Editorial comment on this plate:
Not often do we find a landscape photograph possessing so much of what artists call “feeling,” as the excellent one by Hugh Neilson which adorns The Photographic Times this week. And how satisfactorily the picture fulfills the idea of the title! It is truly an “Indian Summer” scene. “The day was cloudy,” writes Mr. Neilson, “and the light very yellow. The haze in the ravine was so very dense that a long exposure was necessary to get any detail in that part. The scene is in a ravine within a few yards of our Necropolis [Toronto]. The small stream empties into the Don River. * * * * Toronto is growing so fast
that our amateurs find all the nice spots near the city are taken up with buildings, railroads, &c., and a train or steamer is required to convey them to suitable places for pursuing the art.” The picture was made, (Mr.
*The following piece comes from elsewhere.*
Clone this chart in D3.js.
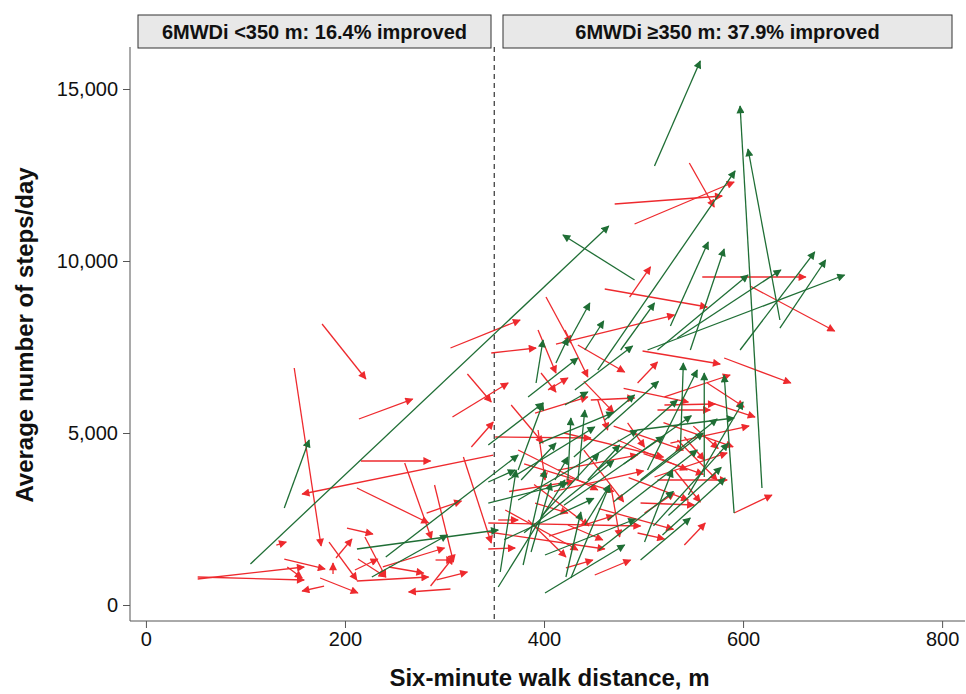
<!DOCTYPE html>
<html><head><meta charset="utf-8">
<script src="https://cdn.jsdelivr.net/npm/d3@7"></script>
<style>body{margin:0;background:#fff;font-family:Arial,"Liberation Sans",sans-serif}</style>
</head><body><svg id="c" width="966" height="694"></svg>
<script>
// arrows: [x0 (6MWD baseline), y0 (steps baseline), x1, y1]
const improved = [
[139,2820,164,4797],[105,1192,465,11018],[227,814,303,2035],[212,1628,354,2180],[241,1395,374,4360],
[511,12762,557,15814],[619,3401,597,14506],[637,8285,605,13256],[454,6831,592,12617],[491,9448,419,10756],
[527,8110,565,10552],[547,7413,581,10349],[637,8052,683,10029],[597,7413,672,10262],[514,7413,605,9593],
[534,7762,638,9739],[504,7413,702,9593],[424,7616,446,8779],[441,7413,460,8256],[477,7413,511,8779],
[561,3721,561,6744],[591,2674,581,6686],[497,3634,574,5407],[494,5087,591,5436],[537,4506,540,7035],
[497,1308,547,2529],[519,2035,582,3692],[501,1831,529,3924],
[392,6454,399,7703],[412,7035,424,7762],[384,6047,434,7180],[431,6250,489,7529],[421,5814,444,6192],
[374,3924,399,5872],[344,4651,399,5872],[424,3634,427,5436],[434,3634,441,5669],[364,3634,451,5174],
[461,5378,491,6105],[377,3634,412,4709],[411,3634,424,4302],[444,3634,476,4651],
[354,523,421,3634],[356,959,372,3924],[379,1163,401,3924],[401,349,481,1744],[427,785,466,3488],
[401,1453,492,2500],[344,2965,424,3547],[344,3576,371,3924],[441,2326,466,3488],[387,1541,407,3547],
[422,814,437,2704],[454,3924,534,5959],[504,3924,554,6831],[464,2471,554,4506],[374,3052,494,5087],
[380,2100,470,4200],[420,2900,520,4900],[455,1600,530,3300],[398,2600,455,4400],[470,3000,560,5000],
[510,2300,585,4700],[360,1900,450,3100],[430,4300,515,6500],[480,4100,548,5500],[545,3200,600,5900],
[395,4700,470,5600],[525,2600,578,4000]
];
const worsened = [
[177,8169,221,6570],[149,6890,176,1715],[214,5407,268,5988],[216,4186,286,4186],[349,4360,157,3227],
[212,3401,284,2384],[260,4128,287,1919],[290,3488,309,1250],[319,4302,347,1802],[52,814,159,727],
[52,756,159,1105],[139,1337,180,1047],[142,1105,157,785],[179,552,157,407],[175,785,213,349],
[188,901,188,1221],[191,1366,207,1919],[184,1831,212,727],[202,2238,228,2064],[212,698,284,814],
[210,1017,233,1337],[213,1337,241,814],[220,1977,241,814],[306,465,264,378],[292,727,323,959],
[286,552,309,1395],[291,1308,309,1308],[238,1105,300,1657],[244,1105,279,930],[282,2674,317,3023],
[131,1744,141,1831],[306,7471,376,8285],[308,5465,364,6454],[323,6715,347,5901],[327,4593,349,5320],
[347,7326,392,7471],
[546,12849,571,11570],[471,11657,579,11890],[491,11076,591,12297],[559,9535,663,9535],[607,9273,692,7965],
[461,9186,564,8663],[486,8953,507,9826],[412,7587,531,8430],[402,8953,427,7616],
[581,7180,648,6454],[499,7384,577,7006],[494,6454,514,7064],[591,2674,629,3198],[521,6047,587,6686],
[564,6454,601,5756],[566,5901,612,5465],[527,4709,606,5203],[521,5814,572,5843],[514,5669,567,5669],
[541,4884,561,4215],[511,3721,584,4419],[541,1744,562,2384],[494,2093,521,1919],[497,2965,551,2907],
[501,2674,531,3256],[531,3924,557,2994],
[394,7994,412,6744],[434,7558,481,6773],[421,7994,444,6628],[404,6250,424,6599],[397,6744,412,6192],
[391,5581,444,6047],[367,5814,399,4709],[351,4884,447,4855],[447,5959,491,6017],[484,5291,501,4593],
[394,5087,401,3634],[454,5959,464,5087],
[451,872,487,1308],[422,1076,449,1308],[344,1628,371,1657],[344,2384,497,2297],[344,2122,461,1628],
[361,2762,434,1599],[384,2471,422,1395],[354,2471,374,2471],[424,2326,459,1890],[467,3488,476,1977],
[391,2965,424,2674],[414,3924,494,4360],[474,4797,544,3924],[534,4797,574,3634],[514,3634,584,3634],
[374,4506,454,3343],
[380,4100,470,3300],[410,3300,500,3900],[440,4500,480,3000],[470,5200,540,4500],[390,3500,445,2300],
[500,4400,560,3800],[420,5000,520,4300],[455,2800,530,2200],[365,3300,430,3600],[485,3700,545,3050],
[520,5300,590,4600],[405,2000,470,2600],[440,6500,470,5600],[480,6300,545,5900],[550,5200,575,4550]
];
const xTicks = [0,200,400,600,800];
const yTicks = [0,5000,10000,15000];
const panelLabels = ["6MWDi <350 m: 16.4% improved","6MWDi \u2265350 m: 37.9% improved"];
const cutoff = 350;

const svg = d3.select("#c");
const L=130,R=965,T=47,B=621;
const x = d3.scaleLinear().domain([-16,823]).range([L,R]);
const y = d3.scaleLinear().domain([-465,16221]).range([B,T]);
const RED="#ee2a2e", GREEN="#1f6e35";
const FONT="Arial,'Liberation Sans',sans-serif";

const defs = svg.append("defs");
[["r",RED],["g",GREEN]].forEach(([id,c])=>{
  defs.append("marker").attr("id","m"+id).attr("viewBox","0 0 10 10").attr("refX",9).attr("refY",5)
   .attr("markerWidth",9).attr("markerHeight",8).attr("markerUnits","userSpaceOnUse").attr("orient","auto")
   .append("path").attr("d","M0,0L10,5L0,10Z").attr("fill",c);
});

const hdr=[[138,491],[503,952]];
hdr.forEach((h,i)=>{
  svg.append("rect").attr("x",h[0]).attr("y",15).attr("width",h[1]-h[0]).attr("height",33)
    .attr("fill","#e8e8e8").attr("stroke","#333").attr("stroke-width",1);
  svg.append("text").attr("x",(h[0]+h[1])/2).attr("y",39).attr("text-anchor","middle")
    .attr("font-size",20).attr("font-weight","bold").attr("fill","#111").attr("font-family",FONT).text(panelLabels[i]);
});

const xa = svg.append("g").attr("transform",`translate(0,${B})`)
  .call(d3.axisBottom(x).tickValues(xTicks).tickSize(7).tickPadding(4));
const ya = svg.append("g").attr("transform",`translate(${L},0)`)
  .call(d3.axisLeft(y).tickValues(yTicks).tickSize(7).tickPadding(5).tickFormat(d3.format(",")));
[xa,ya].forEach(a=>{a.selectAll("text").attr("font-size",20).attr("fill","#111").attr("font-family",FONT);
  a.selectAll("line,path").attr("stroke","#555");});
xa.select(".domain").attr("d",`M${L},0H${R}`);
ya.select(".domain").attr("d",`M0,${B}V${T}`);

svg.append("line").attr("x1",x(cutoff)).attr("x2",x(cutoff)).attr("y1",T).attr("y2",B)
  .attr("stroke","#333").attr("stroke-width",1.2).attr("stroke-dasharray","5,4");

function draw(data,c,m){
  svg.append("g").selectAll("line").data(data).join("line")
   .attr("x1",d=>x(d[0])).attr("y1",d=>y(d[1])).attr("x2",d=>x(d[2])).attr("y2",d=>y(d[3]))
   .attr("stroke",c).attr("stroke-width",1.3).attr("marker-end",`url(#m${m})`);
}
draw(worsened,RED,"r");
draw(improved,GREEN,"g");

svg.append("text").attr("x",(L+R)/2+2).attr("y",686).attr("text-anchor","middle").attr("font-family",FONT)
  .attr("font-size",24).attr("font-weight","bold").attr("fill","#111").text("Six-minute walk distance, m");
svg.append("text").attr("transform","translate(33,335) rotate(-90)").attr("text-anchor","middle").attr("font-family",FONT)
  .attr("font-size",24).attr("font-weight","bold").attr("fill","#111").text("Average number of steps/day");
</script></body></html>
Neilson further states), about half-past four in the afternoon of a beautiful day in the latter part of October, 1887. The exposure was fifteen seconds long, and the plate [a Cramer 30] was developed with pyro and soda. In reference to the photo-gravure, Mr. Neilson writes that he is much pleased with the reproduction from his negative. “At first,” he says, “I thought the color was almost too brown, but it
grows on one, and I now think gives a very good representation of the scene.”We understand that this picture has taken several prizes in photographic exhibitions, and has elicited a wide-spread admiration wherever shown, and we are sure our readers will appreciate its quiet beauty and natural charms.